Each of us gets 24 hours. How we gonna spend it? Organize your days for success with these simple tips.
Organizing your days can bring great peace to your life. No matter what your days are like, setting a pattern or schedule that works for you can be key to good mental health.
Kids thrive on routine, and I’d like to suggest, that Mom does, too. Provided it’s a routine that suits her, her personality, and her season of life.
Organize Your Days for Success
Over the years, I’ve had to organize and reorganize myself, depending on my season of life and what our family is doing. That year with hockey, ballet, and karate all going simultaneously would have killed me if I hadn’t created some serious organization.
There are a few different ways that I find to be super-duper helpful when I need to organize my days:
1. Organize your days with a planner.
My favorite way to think through my days is with a planner. My planner is like my brain on paper.
It contains a basic calendar that I use for planning purposes, goal-setting worksheets where I can do my big dreaming, a monthly/weekly/daily to do list, my weekly meal plans, and my month’s project lists.
When I don’t know what to do, I turn to my planner and figure out what to do next. (Maybe you don’t need something to direct your next steps, but I sure do! Otherwise, I get distracted by all the sparklies.)
2. Organize your days with a weekly routine.
There are some days, however, when I don’t even pick up my planner. I don’t always need to because I’ve blocked certain activities into certain days in my brain. I assign certain activities to certain days of the week.

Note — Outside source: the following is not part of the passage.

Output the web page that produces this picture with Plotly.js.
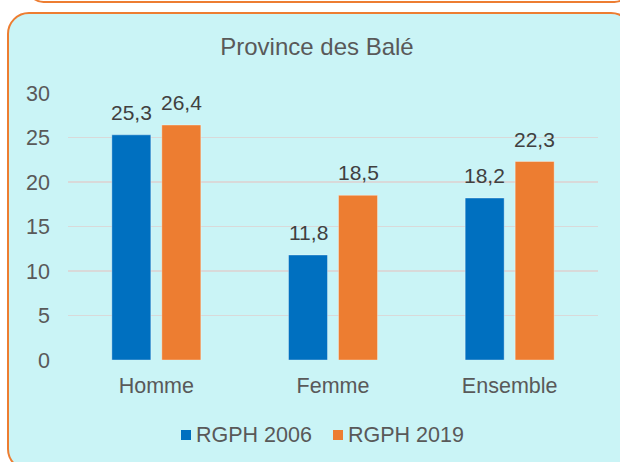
<!DOCTYPE html>
<html>
<head>
<meta charset="utf-8">
<script src="https://cdn.plot.ly/plotly-3.0.1.min.js"></script>
<style>
  html, body { margin:0; padding:0; width:620px; height:462px; overflow:hidden; background:#ffffff; }
  #prev { position:absolute; left:27px; top:-30px; width:600px; height:29px; border:2px solid #ED7D31; border-radius:20px; background:#ffffff; }
  #box { position:absolute; left:7px; top:12px; width:622px; height:455px; border:2px solid #ED7D31; border-radius:22px; background:#CAF4F6; }
  #chart { position:absolute; left:0; top:0; width:620px; height:462px; }
</style>
</head>
<body>
<div id="prev"></div>
<div id="box"></div>
<div id="chart"></div>
<script>
const categories = ['Homme', 'Femme', 'Ensemble'];
const seriesNames = ['RGPH 2006', 'RGPH 2019'];
const values2006 = [25.3, 11.8, 18.2];
const values2019 = [26.4, 18.5, 22.3];
const tickValues = [0, 5, 10, 15, 20, 25, 30];

const colors = ['#0070C0', '#ED7D31'];
const allValues = [values2006, values2019];
const FONT = 'Liberation Sans, Arial, sans-serif';

const traces = allValues.map((vals, i) => ({
  type: 'bar',
  name: seriesNames[i],
  x: categories,
  y: vals,
  marker: { color: colors[i], line: { color: 'rgba(255,255,255,0.35)', width: 1 } },
  hoverinfo: 'none',
  showlegend: false
}));

// plot area geometry in pixels (for legend placement)
const L = 68, R = 22, T = 93, B = 102, W = 620, H = 462;
const pw = W - L - R, ph = H - T - B;
const px = v => (v - L) / pw;
const py = v => (H - B - v) / ph;

const offsets = [-25, 25];
const annotations = [];
allValues.forEach((vals, i) => {
  vals.forEach((v, j) => {
    annotations.push({
      x: categories[j], y: v, xref: 'x', yref: 'y',
      text: v.toFixed(1).replace('.', ','),
      showarrow: false, xshift: offsets[i], yshift: 9, yanchor: 'bottom',
      font: { family: FONT, size: 21, color: '#404040' }
    });
  });
});

// custom legend: colored squares + text
const legendSquareX = [181, 333];
const legendY = 435;
const shapes = [];
seriesNames.forEach((name, i) => {
  shapes.push({
    type: 'rect', xref: 'paper', yref: 'paper', layer: 'above',
    x0: px(legendSquareX[i]), x1: px(legendSquareX[i] + 10),
    y0: py(legendY - 5), y1: py(legendY + 5),
    fillcolor: colors[i], line: { width: 0 }
  });
  annotations.push({
    x: px(legendSquareX[i] + 13), y: py(legendY), xref: 'paper', yref: 'paper',
    xanchor: 'left', yanchor: 'middle', showarrow: false,
    text: name, font: { family: FONT, size: 21.5, color: '#595959' }
  });
});

const layout = {
  width: W, height: H,
  paper_bgcolor: 'rgba(0,0,0,0)',
  plot_bgcolor: 'rgba(0,0,0,0)',
  margin: { l: L, r: R, t: T, b: B, autoexpand: false },
  font: { family: FONT, size: 21, color: '#595959' },
  title: { text: 'Province des Balé', x: 317/620, xanchor: 'center', y: 1 - 47/462, yanchor: 'middle',
           font: { size: 24, color: '#595959' } },
  bargap: 0.434,
  bargroupgap: 0.22,
  barmode: 'group',
  showlegend: false,
  xaxis: { type: 'category', showgrid: false, showline: false, ticks: '', ticklabelstandoff: 10,
           tickfont: { size: 21.5, color: '#595959' } },
  yaxis: { range: [0, 30], tickvals: tickValues, showgrid: true, gridcolor: '#D9D9D9', gridwidth: 1.5,
           zeroline: false, showline: false, ticks: '', ticklabelstandoff: 17,
           tickfont: { size: 21.5, color: '#595959' } },
  annotations: annotations,
  shapes: shapes
};

Plotly.newPlot('chart', traces, layout, { staticPlot: true, displayModeBar: false });
</script>
</body>
</html>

- Monday through Friday: I know school and my kids are my focus on these days.
- One evening a week is set aside for dating my husband.
- Friday nights are “pizza and a movie” nights.
- Most Saturdays I work on my blog and writing business.
- Sundays I avoid work as much as possible so that I can truly rest.
3. Organize your days with a daily routine.
In addition to blocking out days, I also have certain times of the day devoted to certain things:
- Sleep – I don’t always sleep well, so I have to start early (around 9pm) and try to sleep late (7am). I know that if I mess with this routine, I’ll be a mess.
- Work – Currently, I’m trying to cram a few hours of work into the mornings before I take my son to the train in the am. The kids make their breakfasts and do their morning chores during this time.
- Train Drop-off/Pick-up – My college son takes the train to work and school, but needs me to drop him off. This is a great time for us to chat, and as I’m learning, to naturally transition from work mode to school teacher mode.
- School – It’s really hard to teach five kids all their subjects in a day. Recently, I figured out a strategy that I think will work. I’m giving kids time blocks with me that are focused and without interruptions. I also give myself a five minute break in between so that I’m not tempted to “check my phone” during school time.
- Evening Routine – When school’s done, I work on getting the house picked up (read: direct children), make dinner, run errands, finish laundry/dishes, read to the littles, etc. I also try to unplug about 30 minutes before I want to sleep, so that my brain can detox a little.
By creating these day blocks in the week and these time blocks into the day, I help myself to focus and prioritize — without having my planner right there. But, if I didn’t have my planner in the first place, I wouldn’t have been able to map out all these different time blocks.
The three methods work in conjunction to help me remember what’s important, work on the big things, and get places on time.